■ **EXCERPTED RECORDS**
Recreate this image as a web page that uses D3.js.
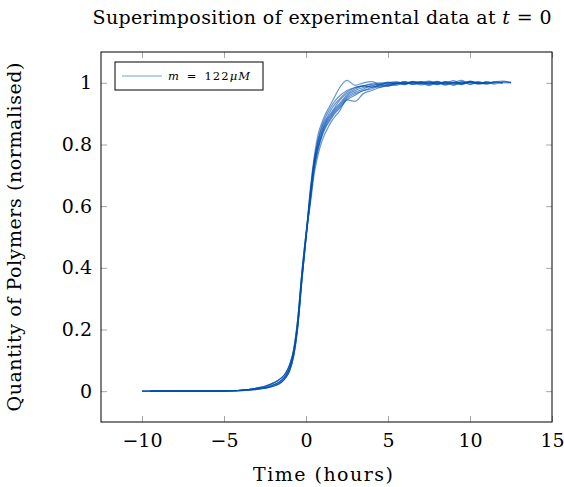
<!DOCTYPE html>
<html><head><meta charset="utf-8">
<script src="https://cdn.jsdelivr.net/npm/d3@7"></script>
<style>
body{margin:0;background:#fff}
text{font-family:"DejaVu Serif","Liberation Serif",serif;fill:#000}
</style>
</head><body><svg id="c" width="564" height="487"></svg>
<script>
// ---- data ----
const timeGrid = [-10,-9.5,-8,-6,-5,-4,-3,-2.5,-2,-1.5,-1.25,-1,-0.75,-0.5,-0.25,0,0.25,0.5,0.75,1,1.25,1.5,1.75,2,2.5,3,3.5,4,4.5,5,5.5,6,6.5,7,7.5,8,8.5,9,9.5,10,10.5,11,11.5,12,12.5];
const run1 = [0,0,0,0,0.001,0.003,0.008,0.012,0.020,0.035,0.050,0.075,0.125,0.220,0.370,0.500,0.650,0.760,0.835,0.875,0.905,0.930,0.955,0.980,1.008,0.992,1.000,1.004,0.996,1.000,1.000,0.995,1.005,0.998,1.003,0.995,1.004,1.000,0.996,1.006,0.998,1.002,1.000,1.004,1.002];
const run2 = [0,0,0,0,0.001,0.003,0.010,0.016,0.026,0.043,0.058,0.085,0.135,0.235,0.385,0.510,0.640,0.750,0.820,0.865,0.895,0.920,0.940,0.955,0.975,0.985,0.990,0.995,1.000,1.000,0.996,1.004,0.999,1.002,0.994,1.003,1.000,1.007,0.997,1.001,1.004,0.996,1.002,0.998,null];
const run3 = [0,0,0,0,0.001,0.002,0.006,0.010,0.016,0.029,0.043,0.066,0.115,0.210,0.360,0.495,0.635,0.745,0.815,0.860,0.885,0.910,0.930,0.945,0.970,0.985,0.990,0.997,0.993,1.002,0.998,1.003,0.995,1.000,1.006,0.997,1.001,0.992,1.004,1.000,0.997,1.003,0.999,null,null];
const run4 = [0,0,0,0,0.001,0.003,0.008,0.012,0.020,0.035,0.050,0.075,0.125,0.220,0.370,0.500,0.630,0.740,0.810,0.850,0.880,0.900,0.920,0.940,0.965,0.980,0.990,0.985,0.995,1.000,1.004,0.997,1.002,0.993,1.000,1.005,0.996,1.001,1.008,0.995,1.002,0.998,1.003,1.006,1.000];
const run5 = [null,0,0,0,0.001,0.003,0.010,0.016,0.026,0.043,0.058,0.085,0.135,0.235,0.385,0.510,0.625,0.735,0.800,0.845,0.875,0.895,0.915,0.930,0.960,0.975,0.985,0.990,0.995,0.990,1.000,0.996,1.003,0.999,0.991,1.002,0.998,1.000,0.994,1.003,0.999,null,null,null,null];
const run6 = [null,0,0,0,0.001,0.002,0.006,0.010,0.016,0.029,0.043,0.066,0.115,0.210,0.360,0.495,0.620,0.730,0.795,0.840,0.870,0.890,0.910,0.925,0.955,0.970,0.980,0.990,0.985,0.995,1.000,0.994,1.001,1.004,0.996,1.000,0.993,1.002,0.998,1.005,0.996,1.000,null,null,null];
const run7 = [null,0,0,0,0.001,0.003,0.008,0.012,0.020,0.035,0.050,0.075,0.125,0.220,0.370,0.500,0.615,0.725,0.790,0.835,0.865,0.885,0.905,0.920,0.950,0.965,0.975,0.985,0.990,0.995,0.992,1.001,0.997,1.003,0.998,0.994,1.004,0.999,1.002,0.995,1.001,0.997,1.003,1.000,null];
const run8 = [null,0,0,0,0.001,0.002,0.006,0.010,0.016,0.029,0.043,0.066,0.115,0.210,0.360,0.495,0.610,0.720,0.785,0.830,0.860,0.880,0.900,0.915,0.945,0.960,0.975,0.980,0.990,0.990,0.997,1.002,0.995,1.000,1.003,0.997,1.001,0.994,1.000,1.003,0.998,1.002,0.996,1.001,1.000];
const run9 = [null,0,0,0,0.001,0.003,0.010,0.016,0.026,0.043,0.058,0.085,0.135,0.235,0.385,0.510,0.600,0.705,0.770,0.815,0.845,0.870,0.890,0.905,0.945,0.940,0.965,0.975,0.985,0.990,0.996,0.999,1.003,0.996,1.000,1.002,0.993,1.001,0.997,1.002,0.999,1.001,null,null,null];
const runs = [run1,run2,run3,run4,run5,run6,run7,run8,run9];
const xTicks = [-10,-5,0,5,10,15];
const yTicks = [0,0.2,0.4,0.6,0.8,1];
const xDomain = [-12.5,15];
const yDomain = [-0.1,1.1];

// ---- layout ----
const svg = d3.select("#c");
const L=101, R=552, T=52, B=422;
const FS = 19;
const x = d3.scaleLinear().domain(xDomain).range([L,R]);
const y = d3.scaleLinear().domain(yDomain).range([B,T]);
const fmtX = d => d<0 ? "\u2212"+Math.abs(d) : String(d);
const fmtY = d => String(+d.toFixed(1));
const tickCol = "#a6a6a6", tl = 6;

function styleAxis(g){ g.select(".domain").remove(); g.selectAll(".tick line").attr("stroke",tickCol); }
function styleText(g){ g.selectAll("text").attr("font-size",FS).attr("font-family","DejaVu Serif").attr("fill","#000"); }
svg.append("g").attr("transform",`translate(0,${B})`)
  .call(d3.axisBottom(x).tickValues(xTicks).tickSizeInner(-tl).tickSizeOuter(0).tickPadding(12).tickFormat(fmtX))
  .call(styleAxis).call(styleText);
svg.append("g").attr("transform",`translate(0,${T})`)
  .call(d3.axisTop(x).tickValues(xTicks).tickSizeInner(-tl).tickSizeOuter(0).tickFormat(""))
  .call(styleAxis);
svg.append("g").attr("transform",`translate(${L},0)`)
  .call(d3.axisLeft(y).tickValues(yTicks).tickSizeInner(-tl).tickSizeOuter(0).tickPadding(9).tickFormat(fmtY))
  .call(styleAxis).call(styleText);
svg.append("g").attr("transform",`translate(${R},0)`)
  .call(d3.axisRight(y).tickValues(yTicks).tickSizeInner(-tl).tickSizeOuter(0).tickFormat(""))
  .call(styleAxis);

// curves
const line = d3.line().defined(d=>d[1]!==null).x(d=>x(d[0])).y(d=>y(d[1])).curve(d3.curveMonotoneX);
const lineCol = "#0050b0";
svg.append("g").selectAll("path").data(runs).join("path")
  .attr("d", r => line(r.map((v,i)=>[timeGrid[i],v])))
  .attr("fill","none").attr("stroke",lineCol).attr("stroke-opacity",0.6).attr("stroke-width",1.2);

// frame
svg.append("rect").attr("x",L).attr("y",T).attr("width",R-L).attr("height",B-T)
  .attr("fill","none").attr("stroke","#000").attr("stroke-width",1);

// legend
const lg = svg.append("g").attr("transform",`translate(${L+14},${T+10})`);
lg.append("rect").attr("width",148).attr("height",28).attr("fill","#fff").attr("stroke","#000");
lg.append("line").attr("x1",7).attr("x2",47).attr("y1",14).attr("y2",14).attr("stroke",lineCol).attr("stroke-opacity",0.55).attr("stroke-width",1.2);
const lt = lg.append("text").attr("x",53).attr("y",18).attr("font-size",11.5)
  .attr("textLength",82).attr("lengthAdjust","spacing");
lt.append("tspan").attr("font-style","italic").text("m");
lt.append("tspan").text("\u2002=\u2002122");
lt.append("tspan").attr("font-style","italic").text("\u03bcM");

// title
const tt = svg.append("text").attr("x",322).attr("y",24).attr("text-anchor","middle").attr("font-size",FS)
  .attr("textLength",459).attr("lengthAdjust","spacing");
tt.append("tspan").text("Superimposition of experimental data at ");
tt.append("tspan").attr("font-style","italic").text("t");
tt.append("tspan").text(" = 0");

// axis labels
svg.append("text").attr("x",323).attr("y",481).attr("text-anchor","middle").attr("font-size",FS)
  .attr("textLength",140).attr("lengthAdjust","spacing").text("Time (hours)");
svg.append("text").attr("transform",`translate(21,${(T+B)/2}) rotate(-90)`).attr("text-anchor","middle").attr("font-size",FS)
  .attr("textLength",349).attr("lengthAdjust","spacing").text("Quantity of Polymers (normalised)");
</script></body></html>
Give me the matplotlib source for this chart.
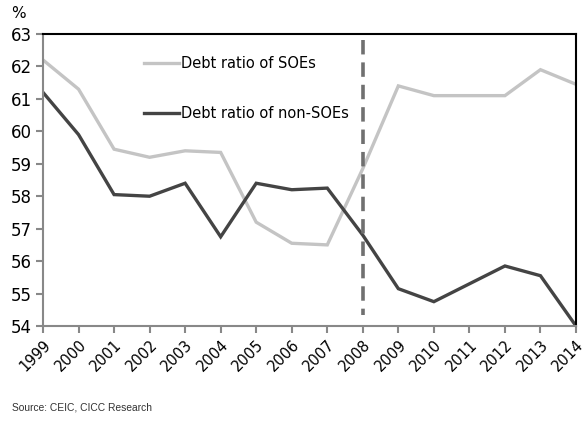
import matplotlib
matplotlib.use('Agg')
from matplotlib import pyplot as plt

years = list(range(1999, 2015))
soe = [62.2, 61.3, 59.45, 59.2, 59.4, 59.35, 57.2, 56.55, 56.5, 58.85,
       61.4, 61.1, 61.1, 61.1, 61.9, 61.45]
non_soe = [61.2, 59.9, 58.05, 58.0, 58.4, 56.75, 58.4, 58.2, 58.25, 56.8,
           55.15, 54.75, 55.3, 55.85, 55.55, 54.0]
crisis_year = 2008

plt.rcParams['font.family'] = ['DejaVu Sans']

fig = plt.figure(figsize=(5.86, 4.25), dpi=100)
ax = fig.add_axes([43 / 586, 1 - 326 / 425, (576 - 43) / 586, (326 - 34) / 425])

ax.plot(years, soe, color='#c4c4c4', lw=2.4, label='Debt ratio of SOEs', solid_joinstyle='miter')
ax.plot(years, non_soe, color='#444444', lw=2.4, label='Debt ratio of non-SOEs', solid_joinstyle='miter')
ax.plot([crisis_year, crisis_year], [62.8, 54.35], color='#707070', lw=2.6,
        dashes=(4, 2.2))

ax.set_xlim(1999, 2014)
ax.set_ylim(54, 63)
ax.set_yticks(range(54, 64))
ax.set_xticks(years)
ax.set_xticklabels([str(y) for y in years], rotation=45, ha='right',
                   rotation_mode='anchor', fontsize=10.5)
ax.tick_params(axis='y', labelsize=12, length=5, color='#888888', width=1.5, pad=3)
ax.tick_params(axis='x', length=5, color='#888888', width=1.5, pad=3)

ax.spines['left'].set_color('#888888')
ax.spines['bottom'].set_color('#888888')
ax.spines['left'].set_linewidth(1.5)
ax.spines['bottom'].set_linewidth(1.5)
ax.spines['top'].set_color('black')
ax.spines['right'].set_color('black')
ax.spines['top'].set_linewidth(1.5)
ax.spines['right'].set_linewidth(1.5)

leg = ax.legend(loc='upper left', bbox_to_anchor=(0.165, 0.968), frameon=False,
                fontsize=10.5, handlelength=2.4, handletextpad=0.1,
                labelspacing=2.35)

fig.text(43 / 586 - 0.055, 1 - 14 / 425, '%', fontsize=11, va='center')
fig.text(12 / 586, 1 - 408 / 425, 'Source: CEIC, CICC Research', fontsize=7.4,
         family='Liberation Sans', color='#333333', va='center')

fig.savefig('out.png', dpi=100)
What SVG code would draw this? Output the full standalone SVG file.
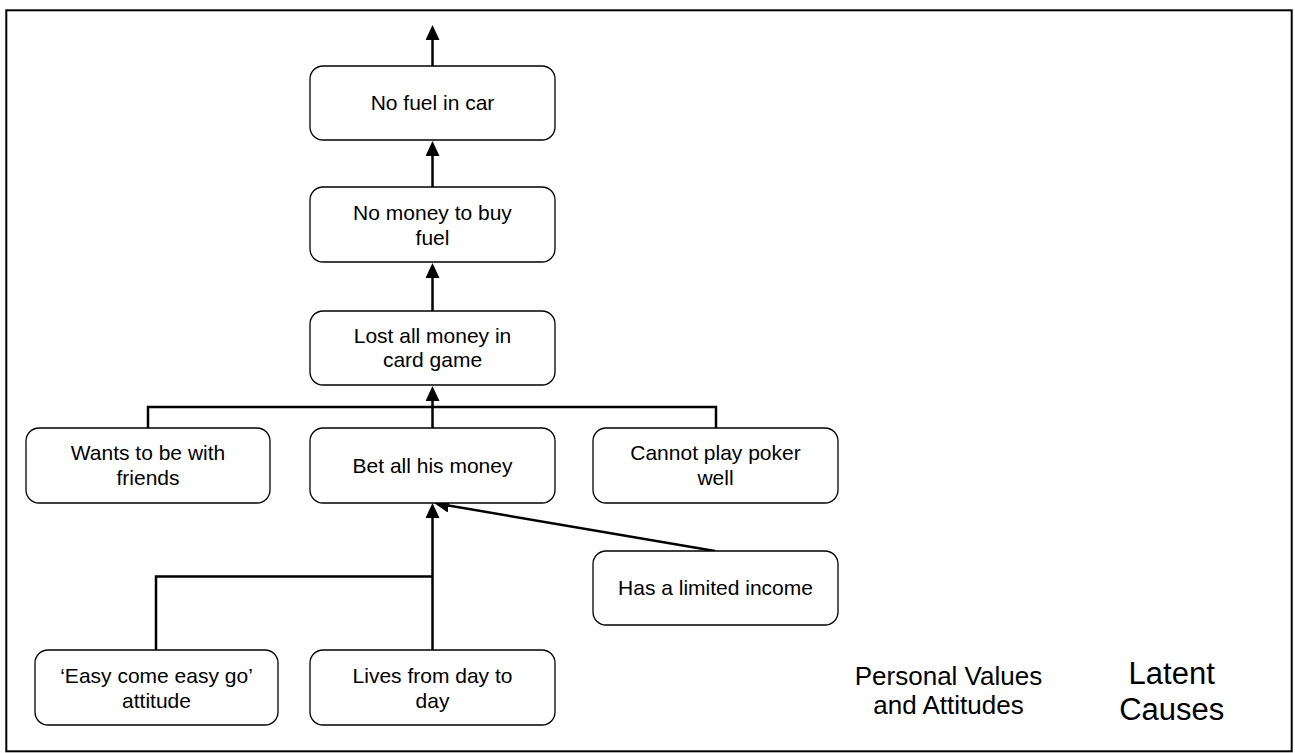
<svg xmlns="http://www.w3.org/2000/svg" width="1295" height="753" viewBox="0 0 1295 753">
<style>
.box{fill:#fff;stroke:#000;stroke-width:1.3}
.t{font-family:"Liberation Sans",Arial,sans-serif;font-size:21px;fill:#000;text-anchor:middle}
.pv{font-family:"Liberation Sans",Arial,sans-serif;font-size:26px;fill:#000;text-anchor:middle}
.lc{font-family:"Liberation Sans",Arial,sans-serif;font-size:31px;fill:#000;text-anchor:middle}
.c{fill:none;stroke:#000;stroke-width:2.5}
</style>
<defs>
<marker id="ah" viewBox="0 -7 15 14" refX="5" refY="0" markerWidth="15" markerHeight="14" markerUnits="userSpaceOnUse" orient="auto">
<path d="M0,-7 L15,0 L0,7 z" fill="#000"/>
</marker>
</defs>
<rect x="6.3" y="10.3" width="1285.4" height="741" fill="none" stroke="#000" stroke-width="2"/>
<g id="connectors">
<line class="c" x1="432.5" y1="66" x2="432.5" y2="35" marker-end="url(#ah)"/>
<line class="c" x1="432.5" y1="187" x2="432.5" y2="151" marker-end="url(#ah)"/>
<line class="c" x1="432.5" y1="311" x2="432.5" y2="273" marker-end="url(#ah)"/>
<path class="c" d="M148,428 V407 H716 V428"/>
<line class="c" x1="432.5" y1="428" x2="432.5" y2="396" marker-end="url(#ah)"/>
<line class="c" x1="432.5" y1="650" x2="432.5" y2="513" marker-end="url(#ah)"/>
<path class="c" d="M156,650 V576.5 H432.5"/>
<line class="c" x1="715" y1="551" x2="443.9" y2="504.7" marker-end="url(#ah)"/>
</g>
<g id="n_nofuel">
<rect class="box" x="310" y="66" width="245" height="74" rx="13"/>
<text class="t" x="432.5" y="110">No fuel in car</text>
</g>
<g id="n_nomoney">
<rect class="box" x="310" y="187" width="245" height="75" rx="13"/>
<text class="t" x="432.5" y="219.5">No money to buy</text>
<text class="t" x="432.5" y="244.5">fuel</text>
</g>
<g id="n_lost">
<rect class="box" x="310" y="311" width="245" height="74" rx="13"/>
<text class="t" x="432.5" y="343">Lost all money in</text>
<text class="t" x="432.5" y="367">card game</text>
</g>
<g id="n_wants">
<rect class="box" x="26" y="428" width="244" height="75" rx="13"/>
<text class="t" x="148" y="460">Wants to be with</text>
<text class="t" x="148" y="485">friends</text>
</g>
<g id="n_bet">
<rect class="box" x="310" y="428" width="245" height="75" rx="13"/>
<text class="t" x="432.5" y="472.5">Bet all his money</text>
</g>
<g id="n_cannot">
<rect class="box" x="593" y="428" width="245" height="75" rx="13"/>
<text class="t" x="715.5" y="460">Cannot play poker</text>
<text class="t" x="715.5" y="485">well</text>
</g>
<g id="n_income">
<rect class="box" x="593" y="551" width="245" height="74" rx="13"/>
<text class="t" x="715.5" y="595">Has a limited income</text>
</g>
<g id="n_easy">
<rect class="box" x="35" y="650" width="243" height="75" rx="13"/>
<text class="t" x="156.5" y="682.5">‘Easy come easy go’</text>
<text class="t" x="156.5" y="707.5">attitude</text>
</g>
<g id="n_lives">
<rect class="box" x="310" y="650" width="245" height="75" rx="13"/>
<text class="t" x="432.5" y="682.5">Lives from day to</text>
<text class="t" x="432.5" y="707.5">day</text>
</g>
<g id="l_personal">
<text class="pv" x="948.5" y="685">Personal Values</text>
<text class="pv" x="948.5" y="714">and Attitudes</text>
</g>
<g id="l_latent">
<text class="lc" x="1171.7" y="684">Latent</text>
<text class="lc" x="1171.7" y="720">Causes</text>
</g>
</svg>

■ **WRITTEN TASK**
Exactly the lines from the one with "Give me the matplotlib source for this chart." through the one with "from matplotlib import pyplot as plt" are to be reproduced, and no pictures with them.

■ **FINISHED TASK**
Give me the matplotlib source for this chart.
import matplotlib
matplotlib.use('Agg')
from matplotlib import pyplot as plt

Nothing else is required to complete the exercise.